A. Winner
time limit per test
1 second
memory limit per test
64 megabytes
input
standard input
output
standard output
time limit per test
1 second
memory limit per test
64 megabytes
input
standard input
output
standard output
The winner of the card game popular in Berland "Berlogging" is determined according to the following rules. If at the end of the game there is only one player with the maximum number of points, he is the winner. The situation becomes more difficult if the number of such players is more than one. During each round a player gains or loses a particular number of points. In the course of the game the number of points is registered in the line "name score", where name is a player's name, and score is the number of points gained in this round, which is an integer number. If score is negative, this means that the player has lost in the round. So, if two or more players have the maximum number of points (say, it equals to m) at the end of the game, than wins the one of them who scored at least m points first. Initially each player has 0 points. It's guaranteed that at the end of the game at least one player has a positive number of points.
Input
The first line contains an integer number n (1 ≤ n ≤ 1000), n is the number of rounds played.
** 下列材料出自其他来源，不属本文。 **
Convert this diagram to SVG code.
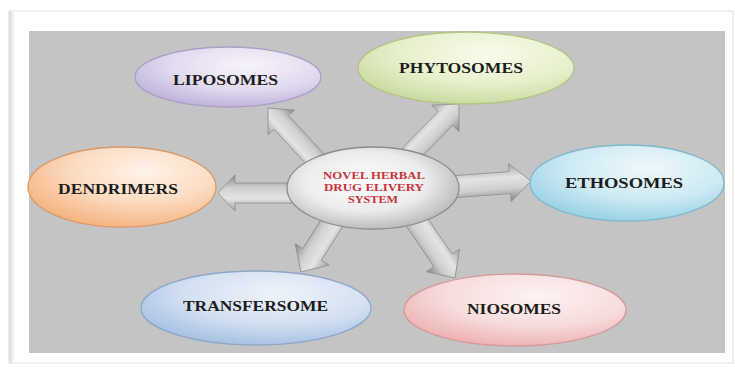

Then follow n lines, containing the information about the rounds in "name score" format in chronological order, where name is a string of lower-case Latin letters with the length from 1 to 32, and score is an integer number between -1000 and 1000, inclusive.
Output
Print the name of the winner.
Sample test(s)
Input
3
mike 3
andrew 5
mike 2
Output
andrew
Input
3
andrew 3
andrew 2
mike 5
Output
andrew
題意:玩遊戲,每輪有勝出或失敗的人的名字,以及得到或失去的分數,判斷最後誰的分數最高,如果最高分有多個人,輸出這些人中最先達到這個分數的名字。
解題思路:用map將所有人得到的最終分數存好,然後得出最大的分數,在是最大的分數的這些人中選出最先得到這個分數的人,輸出。
code:
#include <iostream>
#include <cstdio>
#include <algorithm>
#include <cstring>
#include <string>
#include <map>
using namespace std;
struct round
{
char name[35];
int scr;
}r[1005];
int main()
{
int n,i;
map<string,int>r1,r2;
scanf("%d",&n);
for(i=1;i<=n;i++){
scanf("%s%d",r[i].name,&r[i].scr);
r1[r[i].name]+=r[i].scr;
}
int mx=-1000005;
for(i=1;i<=n;i++){
if(r1[r[i].name]>mx){
mx=r1[r[i].name];
}
}
for(i=1;i<=n;i++){
r2[r[i].name]+=r[i].scr;
if(mx==r1[r[i].name]&& r2[r[i].name]>=mx){
printf("%s\n",r[i].name);
break;
}
}
return 0;
}